After a hectic session at conferenceville in London, Gadfly did a side trip to Spain for some R&R. 

It turned out to be a battle with the exchange rate and the queues. The Australian peso is doing poorly against the euro and is ruinous against the pound. 

It was a struggle to see Goya’s dwarves, buffoons and men of pleasure at the Prado, and the queues at the Thyssen to see the Munch exhibition were so prohibitive that there was no option but to munch on yet another jamón serrano roll in the courtyard outside. 

It was a good hour in a queue to get a ticket to the Picassos. In fact, tourism has turned into a blight for most of old Europe. A city such as Barcelona, with a population of about 1.6 million, has an annual tourist influx of eight million. 

However, I’m sure many Australian visitors would be struck by the similarity of the buildings of Antoni Gaudí to May Gibbs’s designs and concepts for The Complete Adventures of Snugglepot and Cuddlepie

If you want to see what mass tourism does to a city visit YouTube and look up “Bye Bye Barcelona”. It’s enough to make you plan your next holiday for Woy Woy. 

On returning it was alarming to read the prescriptions for the future delivered by Qantas chief executive Alan Joyce

“We need to continue to invest in tourism, including infrastructure and marketing,” said the little leprechaun. 

He wants the government to cut the cost of multi-year entry visas for Chinese travellers in an attempt to ginger up the visitor numbers. 

6 . ‘Private’ dances with Wolf

The online organ may have passed your notice, but just recently it posted an attention-grabbing article with the headline, “I watched a prominent Australian barrister molest himself and fart.” 

It was a graphic piece in which the reporter goes on a night-time excursion with the unidentified barrister, called Mr Wolf. She watched him receive a “private” dance from a leggy blonde, visit a “suckatorium”, and then an underground brothel filled with “sad women, crying men and an angry bartender”. 

So far so good for your average Sydney barrister. Somehow the reporter was inveigled into his apartment where he says he has “something upstairs that could be really interesting for the article”. Mr Wolf swallows a handful of pills and “without warning he began grabbing at his belt and pants”. 

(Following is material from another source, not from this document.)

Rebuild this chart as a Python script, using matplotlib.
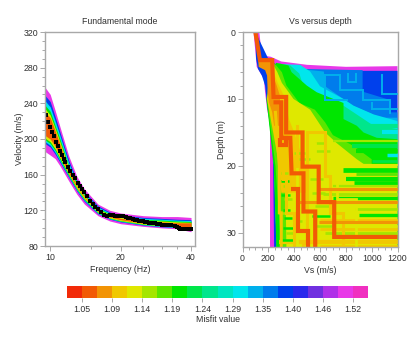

There are cockroaches running all over the place and his fridge contained some slices of cheese and an empty bottle of milk. In a poetic paragraph she reports: 

“As Wolfy continued on his pantless trek to the bedroom, each step produced a new noise. The farts seemed to just fall out of him, like hot dogs sliding off a conveyor belt. It sounded like balloons filled with jelly being dropped onto concrete.” 

Since this is a family newspaper, I’ll spare you the darker details, other than there’s a buzzing dildo flopping around on the floor, and the advocate begging the reporter to rub oil onto his chest, stomach, back and legs. 

She says, “You’re a grown man, you can do it yourself.” Not the reply he had in mind. 

Anyway, all’s well as she makes her escape with the observation: “I’d gone into the lair of the Wolf and all I’d found was an oily old chicken, stuffed with pills and farting everywhere.” 

Since most readers would have had no certain idea about whom she was writing, it was surprising to see a comment posted by the barrister Charles Waterstreet: “A sure winner for the fiction award, makes me wonder why you ever came back. Lovers always xxx.”